Nuevamente las autoridades de Gobierno intentan reducir la subvención a los carburantes, bajo el racional criterio de que se trata de una erogación de dinero que no es sostenible, pues en la siguiente gestión alcanzará a más de 1.000 millones de dólares.
Llegar a este punto es consecuencia de dos perversas decisiones: una, en el ya lejano 1997, cuando el gobierno del general Hugo Banzer decidió eliminar el incremento paulatino y con bandas límites inferiores y superiores de estos precios. La otra, la visión ideológica de las actuales autoridades que se desentendieron del tema hasta finales del año 2010, cuando en un rapto de entusiasmo y convencidas de la fuerza personal del Primer Mandatario incrementaron los precios en un promedio de más del 70 por ciento, provocando una contundente reacción que las obligó a dar un paso atrás, al costo de una fuerte pérdida de legitimidad, de la que hasta ahora no se reponen, porque, además, se dejó sin sustento el discurso triunfalista sobre el manejo de la economía. Es decir, se mostró que la bonanza económica no se debía tanto a la gestión como al aumento de los precios de las materias primas.

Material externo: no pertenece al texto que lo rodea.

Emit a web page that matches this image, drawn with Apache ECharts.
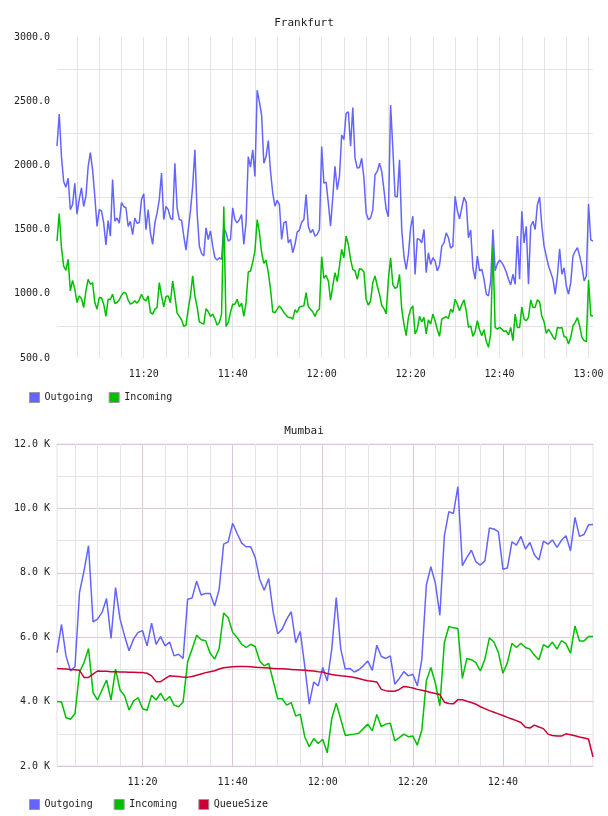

Pero, al mismo tiempo, desde enero de 2011 buscan fórmulas para reducir o eliminar el subsidio sin provocar una eclosión social. Hay por lo menos tres razones fundamentales para atacar este subsidio. Primero, que es ciego, lo que afecta la equidad social. Segundo, los que más se benefician de éste son los contrabandistas —por la diferencia de precios respecto a los países vecinos— que, además, establecen sólidas alianzas con comunidades fronterizas cada vez más empoderadas. Por último, porque pagar este subsidio significa retacear recursos a proyectos de desarrollo y servicios cada vez más demandados.
En este contexto, la iniciativa gubernamental de reducir el descargo de impuestos por el consumo de carburantes es racional, así sea que, por ahora, el monto a recaudarse sea ínfimo en relación al total, pero se trata de un primer paso al que debería seguir otros que tengan como objetivo no gravar a los más pobres.
Bajo esa lógica, asombra la reacción tradicional de algunos dirigentes opositores para deslegitimar la decisión sin proponer alternativas que permitan enfrentar un tema que saben que es insostenible, y olvidando, muchos de ellos, lo que hicieron en este campo cuando estaban en el poder y tenían capacidad de decisión, todo ello para aprovechar, con una visión de corto plazo, un resquicio (de los muchos que tuvieran si actuaran con nuevas lógicas) para ser ellos mismos parte de la agenda pública.
Pero, de la misma manera en que actúa esta oposición, las autoridades, pese a que están conscientes de que es importante eliminar equitativamente este insostenible subsidio, mantienen un irresponsable discurso triunfalista sobre la economía que contradice y deslegitima el objetivo mayor. De ahí que también es hora de que, con un poco de autocrítica y humildad, expliquen con transparencia el tema a la sociedad y las limitaciones estructurales de nuestra economía. De lo contrario, ellas mismas conducirán, pese a buenas ideas, a provocar nuevas reacciones en contra.